A domain name is basically a unique word or group of words that help people associate a website with a brand or person. It is also referred to as Uniform Resource Locators (URLs), which are used to find websites. It matters a lot for an individual or company that struggles to make an international reputation. Choosing a domain can be challenging, as it represents the organization or a person, and it must be accessible.
Usually, domains are into two parts or levels, Top and Second. For instance, in www.Youtube.com, “.com” is the top-level domain, and “YouTube” is the second-level domain. It is possible to acquire such domains from a licensed registrar for a short period of time. However, you cannot buy already registered domains until they expire. Such situations can cause domain name disputes.

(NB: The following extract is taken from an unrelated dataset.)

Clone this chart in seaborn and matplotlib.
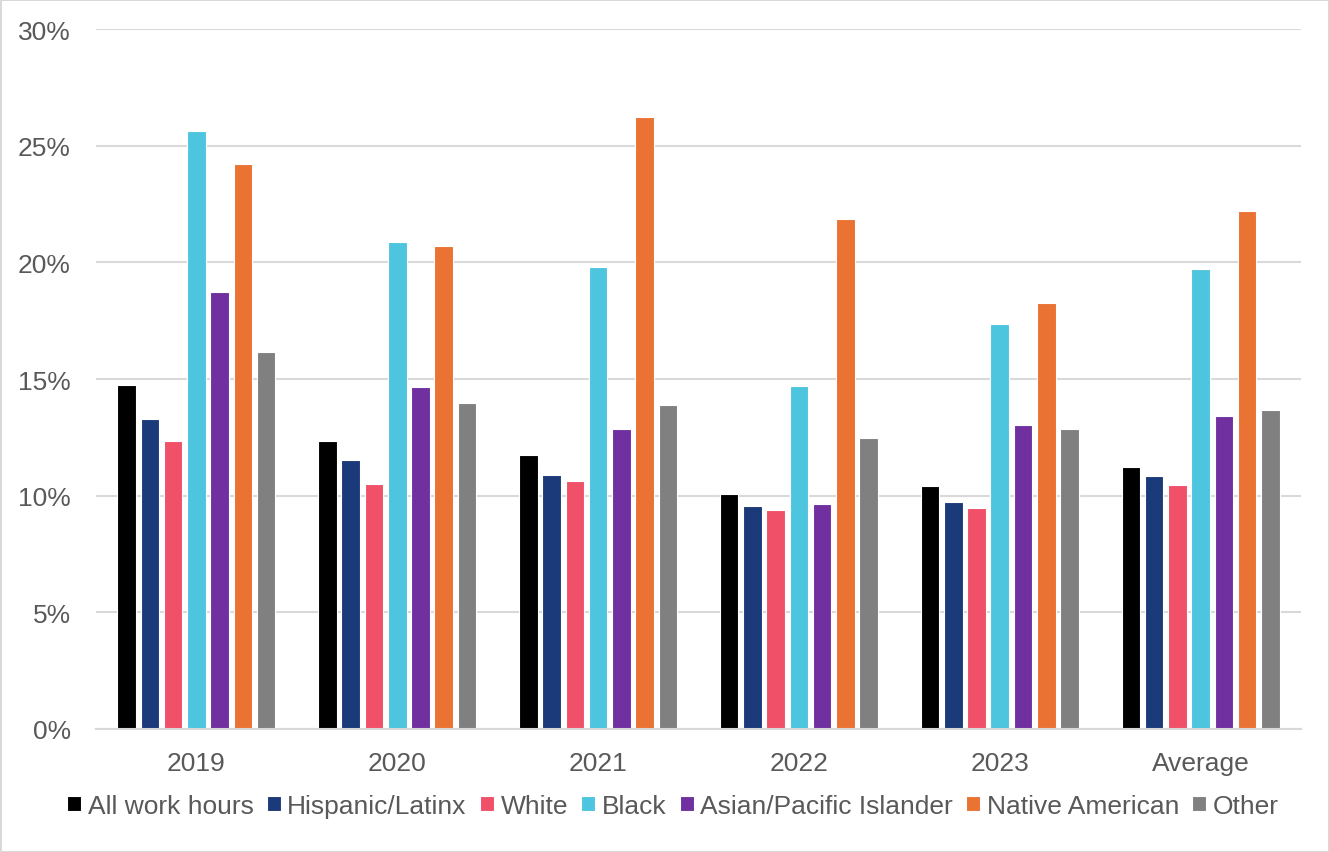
import pandas as pd
import matplotlib.pyplot as plt
from matplotlib.ticker import FuncFormatter
import seaborn as sns

# données (en %)
periodes = ["2019", "2020", "2021", "2022", "2023", "Average"]
groupes = [
    "All work hours",
    "Hispanic/Latinx",
    "White",
    "Black",
    "Asian/Pacific Islander",
    "Native American",
    "Other",
]
all_work_hours = [14.74, 12.33, 11.76, 10.07, 10.43, 11.21]
hispanic_latinx = [13.29, 11.51, 10.89, 9.54, 9.73, 10.83]
white = [12.33, 10.50, 10.64, 9.37, 9.47, 10.44]
black = [25.64, 20.89, 19.80, 14.71, 17.37, 19.70]
asian_pacific = [18.74, 14.67, 12.86, 9.63, 13.01, 13.41]
native_american = [24.21, 20.69, 26.23, 21.84, 18.27, 22.20]
other = [16.17, 13.97, 13.90, 12.47, 12.86, 13.67]
couleurs = ["#000000", "#1B3A7A", "#F05068", "#4EC5DF", "#7030A0", "#EA7233", "#808080"]

series = [all_work_hours, hispanic_latinx, white, black, asian_pacific, native_american, other]
df = pd.DataFrame(
    [(p, g, v) for g, vals in zip(groupes, series) for p, v in zip(periodes, vals)],
    columns=["periode", "groupe", "valeur"],
)

sns.set_theme(style="white")
plt.rcParams["font.family"] = ["Liberation Sans", "DejaVu Sans"]
cinza = "#595959"
grade = "#D9D9D9"

fig = plt.figure(figsize=(13.29, 8.53), dpi=100)
fig.patch.set_edgecolor(grade)
fig.patch.set_linewidth(2)
ax = fig.add_axes([96 / 1329, 1 - 730 / 853, (1301 - 96) / 1329, 700 / 853])

sns.barplot(
    data=df,
    x="periode",
    y="valeur",
    hue="groupe",
    order=periodes,
    hue_order=groupes,
    palette=couleurs,
    saturation=1,
    width=0.81,
    gap=0.2,
    edgecolor="white",
    linewidth=0.8,
    ax=ax,
)

ax.set_ylim(0, 30)
ax.set_xlim(-0.5, len(periodes) - 0.5)
ax.set_yticks(range(0, 31, 5))
ax.yaxis.set_major_formatter(FuncFormatter(lambda v, _: f"{v:.0f}%"))
ax.set_axisbelow(True)
ax.grid(axis="y", color=grade, linewidth=1.5)
ax.set_xlabel("")
ax.set_ylabel("")
for lado in ["top", "right", "left"]:
    ax.spines[lado].set_visible(False)
ax.spines["bottom"].set_color(grade)
ax.spines["bottom"].set_linewidth(1.5)
ax.tick_params(axis="y", length=0, pad=18, labelsize=19, labelcolor=cinza)
ax.tick_params(axis="x", length=0, pad=16, labelsize=19, labelcolor=cinza)

handles, labels = ax.get_legend_handles_labels()
ax.get_legend().remove()
fig.legend(
    handles,
    labels,
    loc="center",
    bbox_to_anchor=(673 / 1329, 1 - 807 / 853),
    ncol=len(groupes),
    frameon=False,
    fontsize=19,
    labelcolor=cinza,
    handlelength=0.53,
    handleheight=0.53,
    handletextpad=0.25,
    columnspacing=0.5,
    borderpad=0,
)

fig.savefig("out.png", dpi=100, edgecolor=fig.get_edgecolor())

Domain name dispute process
These conflicts typically include the domain name registrant and a third party who wants to dispute the registration. For example, an existing company with a well-recognized name files a dispute over the use of its name as a website domain by another person. In such a situation, the organization or an individual must file a complaint with the appropriate service provider to challenge the registration.
The Internet Corporation for Assigned Names and Numbers, or ICANN, published an interim specification for GTLD (generic top-level domains) registration data in 2018 to help clarify the guidelines for domain name disputes. According to them, In order to contest for a domain name based on trademark ownership, some new rules and regulations must be followed. However, a dispute must can be solve by the following three methods.
- Settlement between two parties.
- Court ruling.
- The arbitration process’ conclusion.
Not following any of the methods can result in domain cancellation.